Oh, how he regrets that! He has issued a public apology saying his spreadsheet was crass and has removed himself from and most likely lives in mortal fear that he will never get, umm…another date again. It’s a shame too, as his cachet of dates were all very attractive women, though one received a modest 7.5 and a “keep monitoring to a minimum” rating which made me laugh out loud. I guess it’s something about the word “monitoring” that brings to mind the image of a physicist overseeing nuclear reactors.

What’s even more of a shame is that I do think it was very smart of him to keep a dating spreadsheet, regardless of its crassness. As he said himself, he’s very busy and wanted to keep track of his dates. And who can blame him, you meet a lot of people on online dating sites and it can benefit you to keep a record of the details, especially if you get to the date two stage with someone. You’ll want to remember details about that

person from the first date so that you can make great conversation and charm your way to date three, right?

With that in mind, here is some advice for your personal dating spreadsheet – and again I can’t emphasize PERSONAL enough:

Details: The best thing about a Dating Spreadsheet is to keep track of details so you don’t mess things up (say the wrong thing to the wrong guy). Keep track of his username (if online) & real name, what does he do, where he’s from, how you connected? It’s easy to forget these details when you’re nervous on a first date. Also, what did you talk about? Where did you go? What did you like or not like about him? And if you’re like most of us, what did you wear? Wouldn’t want to repeat an outfit (only partly joking here)!

A to F or 1 to 10? A rating system is entirely up to you. It’s for your eyes only after all. A rating system might help you, especially after consecutive dates. Someone who seemed a 7 on date one might be a 9 on date two. I recommend an A-list, B-list, and so on – just keeps it easier. Again, unless the date is really terrible, you should go on a second date to see if chemistry develops (chemistry can come WAY later in the game for women).

Tracking: This is where a Data Spreadsheet can really come in handy. Do you tend to have good first dates that don’t lead to seconds? Or are you impressed on the first date but never on the second? Sometimes, it might be you. If you’re not getting second dates, what might it be? Was it a tough day at work, and you were complaining about work – giving him the impression you’re a negative workaholic? Or, if you never want a third date, maybe you may be too picky and should ask yourself why. Is it fear?

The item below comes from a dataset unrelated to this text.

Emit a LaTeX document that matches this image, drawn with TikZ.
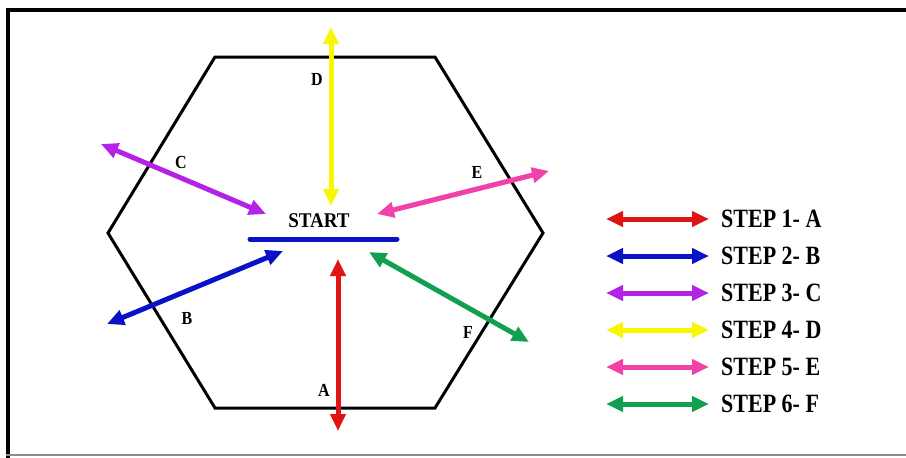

Analysis: This is the most valuable use of a spreadsheet. As I’ve said before, waiting for love to come to you without putting any work in is not the way to approach dating. You have to put in effort and a spreadsheet can help you organize your dating life and remember important details. And because you are dating consistently, as you should, you will see over time that patterns do develop. Perhaps you might see you are attracted to attractive men only, but who disappoint you emotionally. Or maybe you like someone emotionally, but don’t want to go further because they’re not attractive enough. This is where you analyze all of the details and can learn not only about your dates but about yourself, your past and how you can improve.

Finally, dating is work but there’s always a reward: great dates, hopefully that lead to an end of spreadsheets!